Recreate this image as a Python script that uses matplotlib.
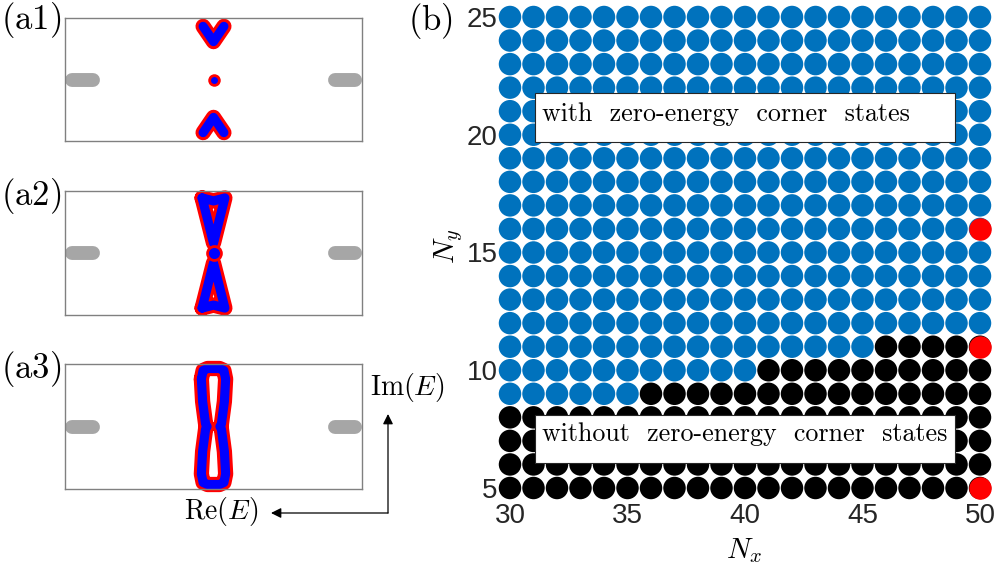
import matplotlib
matplotlib.use("Agg")
import matplotlib.pyplot as plt
from matplotlib.patches import Rectangle, FancyArrowPatch

plt.rcParams["mathtext.fontset"] = "cm"
plt.rcParams["font.family"] = ["Liberation Sans", "DejaVu Sans"]

# ── Data: phase diagram (b) ──
nx_values = [30, 31, 32, 33, 34, 35, 36, 37, 38, 39, 40,
             41, 42, 43, 44, 45, 46, 47, 48, 49, 50]
ny_values = [5, 6, 7, 8, 9, 10, 11, 12, 13, 14, 15,
             16, 17, 18, 19, 20, 21, 22, 23, 24, 25]
# first Nx in each row without zero-energy corner states (51 = none)
no_corner_from = {5: 30, 6: 30, 7: 30, 8: 30, 9: 36, 10: 41, 11: 46}
red_nx = [50, 50, 50]
red_ny = [5, 11, 16]

# ── Data: spectra (a1)-(a3), Re(E) / Im(E) in arbitrary units ──
gray_left_re = [-2.86, -2.43]
gray_right_re = [2.45, 2.86]
gray_im = [0.0, 0.0]

a1_top_re = [-0.21, 0.0, 0.21]
a1_top_im = [1.08, 0.77, 1.08]
a1_bot_re = [-0.21, 0.0, 0.21]
a1_bot_im = [-1.08, -0.77, -1.08]
a1_dot_re = [0.0]
a1_dot_im = [0.0]

a2_top_re = [-0.23, 0.0, 0.23, 0.0, -0.23]
a2_top_im = [1.11, 1.05, 1.11, 0.2, 1.11]
a2_bot_re = [-0.23, 0.0, 0.23, 0.0, -0.23]
a2_bot_im = [-1.11, -1.05, -1.11, -0.2, -1.11]
a2_dot_re = [0.0]
a2_dot_im = [0.0]

a3_re = [-0.245, -0.21, -0.12, 0.12, 0.21, 0.245, 0.22, 0.16, 0.13, 0.16,
         0.22, 0.245, 0.21, 0.12, -0.12, -0.21, -0.245, -0.22, -0.16, -0.13,
         -0.16, -0.22, -0.245]
a3_im = [0.95, 1.12, 1.16, 1.16, 1.12, 0.95, 0.5, 0.05, 0.0, -0.05,
         -0.5, -0.95, -1.12, -1.16, -1.16, -1.12, -0.95, -0.5, -0.05, 0.0,
         0.05, 0.5, 0.95]

RED = "#ff0000"
BLUE = "#0000ff"
GRAY = "#a6a6a6"
MBLUE = "#0072bd"
W, H = 996, 568

fig = plt.figure(figsize=(W / 100, H / 100), dpi=100)


def px_axes(x0, y0, x1, y1):
    return fig.add_axes([x0 / W, 1 - y1 / H, (x1 - x0) / W, (y1 - y0) / H])


def spectrum_panel(ax, curves, dots):
    ax.set_xlim(-3, 3)
    ax.set_ylim(-1.25, 1.25)
    ax.set_xticks([])
    ax.set_yticks([])
    for s in ax.spines.values():
        s.set_color("#808080")
        s.set_linewidth(1.0)
    for re in (gray_left_re, gray_right_re):
        ax.plot(re, gray_im, color=GRAY, lw=10, solid_capstyle="round")
    for re, im in curves:
        ax.plot(re, im, color=RED, lw=11, solid_capstyle="round",
                solid_joinstyle="round", clip_on=False)
    for re, im in curves:
        ax.plot(re, im, color=BLUE, lw=6.6, solid_capstyle="round",
                solid_joinstyle="round", clip_on=False)
    for re, im, big, small in dots:
        ax.plot(re, im, "o", color=RED, ms=big, mew=0, clip_on=False)
        ax.plot(re, im, "o", color=BLUE, ms=small, mew=0, clip_on=False)


ax1 = px_axes(65, 18, 362, 141)
spectrum_panel(ax1, [(a1_top_re, a1_top_im), (a1_bot_re, a1_bot_im)],
               [(a1_dot_re, a1_dot_im, 9, 5)])
ax2 = px_axes(65, 191, 362, 315)
spectrum_panel(ax2, [(a2_top_re, a2_top_im), (a2_bot_re, a2_bot_im)],
               [(a2_dot_re, a2_dot_im, 12, 8)])
ax3 = px_axes(65, 364, 362, 489)
spectrum_panel(ax3, [(a3_re, a3_im)], [])

# ── (b) phase diagram ──
axb = px_axes(510, 17, 980, 488)
xs, ys, cs = [], [], []
for ny in ny_values:
    for nx in nx_values:
        xs.append(nx)
        ys.append(ny)
        cs.append("black" if nx >= no_corner_from.get(ny, 51) else MBLUE)
axb.scatter(xs, ys, s=262, c=cs, linewidths=0, clip_on=False)
axb.scatter(red_nx, red_ny, s=262, c=RED, linewidths=0, clip_on=False, zorder=3)
axb.set_xlim(30, 50)
axb.set_ylim(5, 25)
axb.set_xticks([30, 35, 40, 45, 50])
axb.set_yticks([5, 10, 15, 20, 25])
for s in axb.spines.values():
    s.set_visible(False)
axb.tick_params(axis="both", length=0, labelsize=20, labelcolor="#262626")
axb.tick_params(axis="x", pad=11)
axb.tick_params(axis="y", pad=9)

# ── overlay in pixel coordinates for labels and annotations ──
ov = fig.add_axes([0, 0, 1, 1])
ov.set_xlim(0, W)
ov.set_ylim(H, 0)
ov.axis("off")

for txt, x, y in [("(a1)", 31, 20), ("(a2)", 31, 196), ("(a3)", 31, 369), ("(b)", 430, 21)]:
    ov.text(x, y, r"$\mathrm{%s}$" % txt, fontsize=25, ha="center", va="center")

ov.text(407, 387, r"$\mathrm{Im}(E)$", fontsize=20, ha="center", va="center")
ov.text(221, 511, r"$\mathrm{Re}(E)$", fontsize=20, ha="center", va="center")
ov.text(449, 246, r"$N_y$", fontsize=21, ha="center", va="center", rotation=90)
ov.text(744, 551, r"$N_x$", fontsize=21, ha="center", va="center")

ov.add_patch(FancyArrowPatch((388, 513), (388, 414), arrowstyle="-|>,head_length=6,head_width=3",
                             color="black", lw=0.9, mutation_scale=1, shrinkA=0, shrinkB=0))
ov.add_patch(FancyArrowPatch((388, 513), (271, 513), arrowstyle="-|>,head_length=6,head_width=3",
                             color="black", lw=0.9, mutation_scale=1, shrinkA=0, shrinkB=0))

for (x0, y0, x1, y1), txt, base in [((535, 93, 955, 142), "with  zero-energy  corner  states", 121),
                                    ((535, 415, 955, 463), "without  zero-energy  corner  states", 441)]:
    ov.add_patch(Rectangle((x0, y0), x1 - x0, y1 - y0, facecolor="white",
                           edgecolor="#262626", lw=0.8))
    ov.text(542, base, txt, fontsize=18.7, family="cmr10", ha="left", va="baseline")

fig.savefig("out.png", dpi=100)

▶ PROBLEM TO WORK ON
Skip every picture and return the lines above from the top through the one that contains "from matplotlib.patches import".

▶ WRITTEN RESPONSE
Recreate this image as a Python script that uses matplotlib.
import matplotlib
matplotlib.use("Agg")
import matplotlib.pyplot as plt
from matplotlib.patches import Rectangle, FancyArrowPatch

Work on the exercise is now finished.